People of all political stripes believe this, for different values of what other people "ought" do. Libertarians have a lengthy "ought" list - for instance, other people ought not enact laws against pornography, other people ought to vote for lower taxes .....

flenser   ·  November 23, 2010 07:56 PM

@flenser: Not at all. You are conflating believing that there are things people ought and ought not do -- which indeed everyone holds -- with believing that coercion is justified in enforcing all those moral oughts.

Mill himself, for instance, held (roughly) that only actions that harm other people without their consent can legitimately be punished.

He did not hold that he, or anyone else, had the right to coerce you to in every respect do what you ought. That italicized clause is crucial. You ought not to be drunk and lazy, for instance, but no one (in his view, and in mine) has the right to force you to be sober and industrious. Or to take a bath as often as you ought, for that matter.

It's more complicated than that, but those complications don't change the fact that your claim is just false; it's not the case that everyone seeks to enforce their views of what other people ought to do to anything like the same extent. The fact that everyone demands forcing you to do some things you ought, such as refraining from murder, is true, but it doesn't show what you claim it does.

DJ   ·  November 23, 2010 11:22 PM
M. Simon   ·  November 24, 2010 05:30 AM

Just before each WSU Cougar home basketball game, the arena announcer reads a statement about acceptable behavior and it includes a line about no "sexist comments". I like the Cougs a lot, but some games I'm afraid I could be kicked out for hollering out that they are "playing like a bunch of girls."

John

PomeroyOnThePalouse   ·  November 24, 2010 04:02 PM

You are conflating believing that there are things people ought and ought not do -- which indeed everyone holds -- with believing that coercion is justified in enforcing all those moral oughts.


You are conflating libertarians making up 2% of the electorate with libertarians being honestly opposed to the majority making laws.

The principled libertarian position would be to not participate in our evil majoritarian process of self-government at all.

flenser   ·  November 24, 2010 07:48 PM

He (Mill) did not hold that he, or anyone else, had the right to coerce you to in every respect do what you ought.

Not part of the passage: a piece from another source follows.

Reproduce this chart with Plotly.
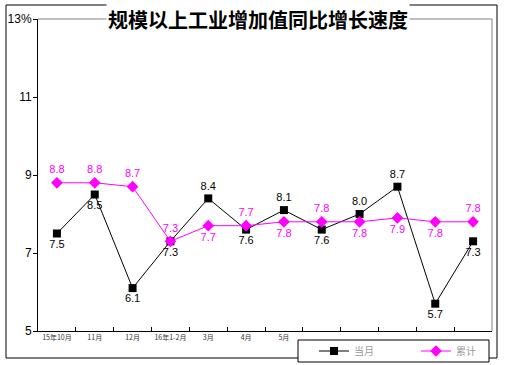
import plotly.graph_objects as go

months = ["15年10月", "11月", "12月", "16年1-2月", "3月", "4月", "5月", "", "", "", "", ""]
current = [7.5, 8.5, 6.1, 7.3, 8.4, 7.6, 8.1, 7.6, 8.0, 8.7, 5.7, 7.3]
cumulative = [8.8, 8.8, 8.7, 7.3, 7.7, 7.7, 7.8, 7.8, 7.8, 7.9, 7.8, 7.8]
cur_pos = ["bottom center", "bottom center", "bottom center", "bottom center", "top center",
           "bottom center", "top center", "bottom center", "top center", "top center",
           "bottom center", "bottom center"]
cum_pos = ["top center", "top center", "top center", "top center", "bottom center",
           "top center", "bottom center", "top center", "bottom center", "bottom center",
           "bottom center", "top center"]
y_ticks = [5, 7, 9, 11, 13]
y_text = ["5", "7", "9", "11", "13%"]

x = list(range(len(months)))

fig = go.Figure()
fig.add_trace(go.Scatter(
    x=x, y=current, name="当月", mode="lines+markers+text",
    line=dict(color="black", width=1),
    marker=dict(symbol="square", size=8, color="black"),
    text=[f"{v:.1f}" for v in current], textposition=cur_pos,
    textfont=dict(family="Liberation Sans, Arial", size=11, color="black"),
    cliponaxis=False,
))
fig.add_trace(go.Scatter(
    x=x, y=cumulative, name="累计", mode="lines+markers+text",
    line=dict(color="#FF00FF", width=1),
    marker=dict(symbol="diamond", size=9, color="#FF00FF"),
    text=[f"{v:.1f}" for v in cumulative], textposition=cum_pos,
    textfont=dict(family="Liberation Sans, Arial", size=11, color="#FF00FF"),
    cliponaxis=False,
))

W, H = 505, 365
L, R, T, B = 38, 13, 19, 34
pw, ph = W - L - R, H - T - B

def px(xp):
    return (xp - L) / pw

def py(yp):
    return (H - B - yp) / ph

shapes = [
    dict(type="line", xref="paper", yref="paper", x0=0, x1=1, y0=1, y1=1,
         line=dict(color="#808080", width=1)),
    dict(type="line", xref="paper", yref="paper", x0=1, x1=1, y0=0, y1=1,
         line=dict(color="#808080", width=1)),
    dict(type="rect", xref="paper", yref="paper", x0=px(6), x1=px(497), y0=py(358), y1=py(5),
         line=dict(color="black", width=1), fillcolor="rgba(0,0,0,0)", layer="below"),
    # legend frame
    dict(type="rect", xref="paper", yref="paper", x0=px(298), x1=px(489), y0=py(362), y1=py(340),
         line=dict(color="black", width=1), fillcolor="white", layer="below"),
]

fig.update_layout(
    width=W, height=H,
    margin=dict(l=L, r=R, t=T, b=B, autoexpand=False),
    paper_bgcolor="white", plot_bgcolor="white",
    shapes=shapes,
    showlegend=True,
    legend=dict(
        orientation="h", x=px(314), y=py(351), xanchor="left", yanchor="middle",
        borderwidth=0, bgcolor="rgba(0,0,0,0)",
        font=dict(family="Noto Sans CJK SC", size=10, color="#999999"),
        entrywidth=57, itemwidth=30,
    ),
    annotations=[dict(
        text="<b>规模以上工业增加值同比增长速度</b>", xref="paper", yref="paper",
        x=px(258), y=1, xanchor="center", yanchor="middle", showarrow=False,
        font=dict(family="Noto Sans CJK SC", size=20, color="black"),
        bgcolor="white", borderpad=1,
    )],
    xaxis=dict(
        range=[-0.5, len(months) - 0.5], tickmode="array", tickvals=x, ticktext=months,
        ticks="", showline=True, linecolor="black", linewidth=1, showgrid=False,
        zeroline=False, tickangle=0, automargin=False,
        tickfont=dict(family="Noto Sans CJK SC", size=7, color="#333333"),
        minor=dict(tickmode="array", tickvals=[i + 0.5 for i in x[:-1]], ticks="inside",
                   ticklen=4, tickcolor="black", showgrid=False),
    ),
    yaxis=dict(
        range=[5, 13], tickmode="array", tickvals=y_ticks, ticktext=y_text,
        ticks="outside", ticklen=4, tickcolor="black", showline=True, linecolor="black",
        linewidth=1, showgrid=False, zeroline=False, automargin=False,
        ticklabelstandoff=-1,
        tickfont=dict(family="Liberation Sans, Arial", size=12, color="black"),
    ),
)

fig.write_html("out.html", config={"displayModeBar": False},
               post_script="document.body.style.margin='0';")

That's literally true, stated as you state it. But Mill was not a modern libertarian either. He did believe that everyone else had the right to coerce you in some respects. His idea of the proper state (and notice that he believed in the idea of the state) was that it would encompass people of broadly similar views. And, by extension, exclude people of broadly dissimilar views. He understood the danger that the state might "divide and conquer" by setting one citizen against another to its own advantage, much as the US Federal government has done.


But, when a people are ripe for free institutions, there is a still more vital consideration. Free institutions are next to impossible in a country made up of different nationalities. Among a people without fellow-feeling, especially if they read and speak different languages, the united public opinion, necessary to the working of representative government, cannot exist. The influences which form opinions and decide political acts are different in the different sections of the country. An altogether different set of leaders have the confidence of one part of the country and of another. The same books, newspapers, pamphlets, speeches, do not reach them. One section does not know what opinions, or what instigations, are circulating in another. The same incidents, the same acts, the same system of government, affect them in different ways; and each fears more injury to itself from the other nationalities than from the common arbiter, the state. Their mutual antipathies are generally much stronger than jealousy of the government.

That any one of them feels aggrieved by the policy of the common ruler is sufficient to determine another to support that policy. Even if all are aggrieved, none feel that they can rely on the others for fidelity in a joint resistance; the strength of none is sufficient to resist alone, and each may reasonably think that it consults its own advantage most by bidding for the favour of the government against the rest.

Mill, On Representative Government.

flenser   ·  November 24, 2010 08:06 PM

Every Progglodyte policy creates a hostile environment for everyone else. Life sentences would be appropriate.